── Records for the exercise ──

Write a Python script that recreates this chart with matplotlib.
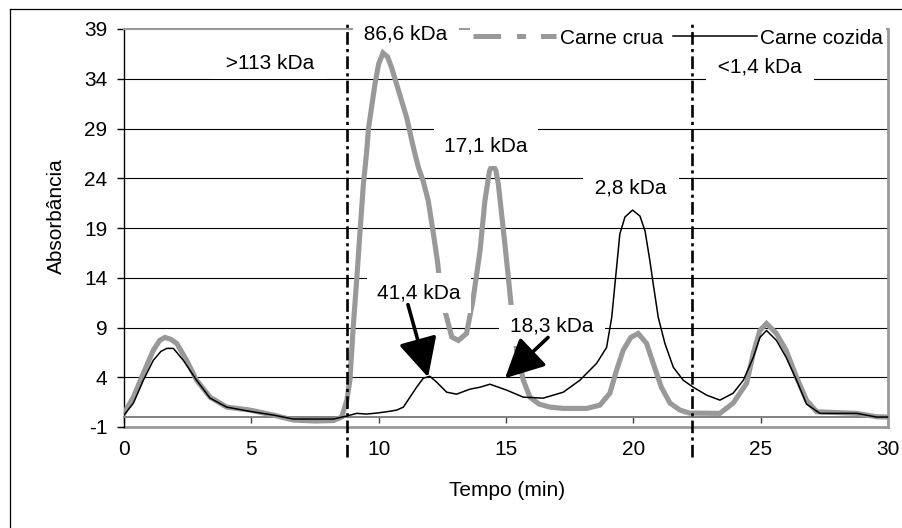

───
── Records for the exercise ──

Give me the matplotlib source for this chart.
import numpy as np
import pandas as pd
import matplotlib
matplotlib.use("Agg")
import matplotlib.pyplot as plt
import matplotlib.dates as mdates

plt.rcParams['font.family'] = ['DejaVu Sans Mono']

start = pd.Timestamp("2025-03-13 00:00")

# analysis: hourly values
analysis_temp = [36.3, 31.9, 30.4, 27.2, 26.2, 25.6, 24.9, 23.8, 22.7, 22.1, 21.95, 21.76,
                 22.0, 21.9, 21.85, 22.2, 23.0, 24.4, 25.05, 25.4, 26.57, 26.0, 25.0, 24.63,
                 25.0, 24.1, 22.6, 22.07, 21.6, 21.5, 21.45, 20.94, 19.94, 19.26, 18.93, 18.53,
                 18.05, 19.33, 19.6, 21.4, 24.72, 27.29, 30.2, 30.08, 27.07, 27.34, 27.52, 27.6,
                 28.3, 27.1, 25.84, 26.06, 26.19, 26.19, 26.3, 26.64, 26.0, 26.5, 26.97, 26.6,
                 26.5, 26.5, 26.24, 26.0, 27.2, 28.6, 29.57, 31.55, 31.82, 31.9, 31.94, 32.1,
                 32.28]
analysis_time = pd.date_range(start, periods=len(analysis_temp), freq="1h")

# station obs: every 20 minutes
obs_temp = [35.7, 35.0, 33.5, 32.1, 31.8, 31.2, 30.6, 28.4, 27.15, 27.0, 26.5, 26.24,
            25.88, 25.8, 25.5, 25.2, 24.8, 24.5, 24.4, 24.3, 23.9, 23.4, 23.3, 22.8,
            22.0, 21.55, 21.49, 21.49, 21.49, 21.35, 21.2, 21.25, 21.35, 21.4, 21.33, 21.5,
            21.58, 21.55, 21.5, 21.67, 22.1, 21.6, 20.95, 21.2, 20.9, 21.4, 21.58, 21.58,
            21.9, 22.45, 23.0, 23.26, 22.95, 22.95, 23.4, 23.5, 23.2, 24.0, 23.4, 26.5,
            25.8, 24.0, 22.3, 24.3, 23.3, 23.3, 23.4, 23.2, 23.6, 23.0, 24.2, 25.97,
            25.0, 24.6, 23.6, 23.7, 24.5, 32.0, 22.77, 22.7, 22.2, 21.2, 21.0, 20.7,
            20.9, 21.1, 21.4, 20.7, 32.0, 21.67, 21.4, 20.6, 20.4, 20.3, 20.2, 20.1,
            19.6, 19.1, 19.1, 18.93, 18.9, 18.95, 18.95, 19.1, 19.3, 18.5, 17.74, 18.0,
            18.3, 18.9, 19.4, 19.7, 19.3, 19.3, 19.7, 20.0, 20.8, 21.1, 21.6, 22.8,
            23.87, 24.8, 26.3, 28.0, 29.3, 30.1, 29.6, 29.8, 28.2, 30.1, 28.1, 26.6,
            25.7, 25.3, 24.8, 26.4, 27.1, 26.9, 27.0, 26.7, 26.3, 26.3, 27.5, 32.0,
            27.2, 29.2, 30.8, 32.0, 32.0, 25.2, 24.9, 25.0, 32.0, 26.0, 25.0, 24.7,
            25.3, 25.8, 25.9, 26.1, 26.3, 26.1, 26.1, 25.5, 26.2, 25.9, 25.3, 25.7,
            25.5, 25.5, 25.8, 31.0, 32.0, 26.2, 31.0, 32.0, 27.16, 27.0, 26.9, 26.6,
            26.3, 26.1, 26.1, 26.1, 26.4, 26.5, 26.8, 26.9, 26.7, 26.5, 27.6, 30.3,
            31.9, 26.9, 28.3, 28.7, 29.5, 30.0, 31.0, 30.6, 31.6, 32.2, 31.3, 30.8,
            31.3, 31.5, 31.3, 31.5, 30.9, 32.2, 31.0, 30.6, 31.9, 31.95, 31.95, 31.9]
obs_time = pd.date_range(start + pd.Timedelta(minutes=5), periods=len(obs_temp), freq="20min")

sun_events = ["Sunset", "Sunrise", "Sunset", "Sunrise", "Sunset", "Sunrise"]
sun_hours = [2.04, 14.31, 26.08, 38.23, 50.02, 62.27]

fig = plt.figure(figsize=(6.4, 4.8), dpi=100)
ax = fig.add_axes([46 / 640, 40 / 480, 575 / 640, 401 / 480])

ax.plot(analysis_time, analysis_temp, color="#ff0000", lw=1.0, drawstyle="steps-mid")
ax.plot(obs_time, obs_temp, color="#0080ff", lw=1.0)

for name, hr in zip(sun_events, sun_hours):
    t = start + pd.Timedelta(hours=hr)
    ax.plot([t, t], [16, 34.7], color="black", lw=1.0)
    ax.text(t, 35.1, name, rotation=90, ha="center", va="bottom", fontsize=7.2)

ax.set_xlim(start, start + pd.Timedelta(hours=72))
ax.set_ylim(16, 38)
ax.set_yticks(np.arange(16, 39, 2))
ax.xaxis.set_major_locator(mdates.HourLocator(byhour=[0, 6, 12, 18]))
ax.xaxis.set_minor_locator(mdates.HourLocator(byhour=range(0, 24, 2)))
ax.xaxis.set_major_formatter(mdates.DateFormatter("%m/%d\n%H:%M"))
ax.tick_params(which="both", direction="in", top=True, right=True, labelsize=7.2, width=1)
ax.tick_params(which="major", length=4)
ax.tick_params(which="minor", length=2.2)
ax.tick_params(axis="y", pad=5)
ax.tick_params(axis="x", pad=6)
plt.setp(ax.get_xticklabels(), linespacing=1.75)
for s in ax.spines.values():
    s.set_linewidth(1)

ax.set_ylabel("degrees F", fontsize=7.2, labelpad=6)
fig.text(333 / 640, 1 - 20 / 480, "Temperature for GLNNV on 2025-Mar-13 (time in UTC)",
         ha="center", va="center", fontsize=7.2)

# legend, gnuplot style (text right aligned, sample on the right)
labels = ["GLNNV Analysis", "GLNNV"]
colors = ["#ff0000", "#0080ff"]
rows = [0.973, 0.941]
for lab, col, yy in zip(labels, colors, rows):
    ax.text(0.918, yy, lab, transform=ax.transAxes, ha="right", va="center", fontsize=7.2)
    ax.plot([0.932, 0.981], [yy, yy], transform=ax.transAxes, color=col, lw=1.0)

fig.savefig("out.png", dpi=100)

───

== Task description ==
In the records above, locate each line with the word "this". Copy all such lines.

== Answer for the task ==
Write a Python script that recreates this chart with matplotlib.
Give me the matplotlib source for this chart.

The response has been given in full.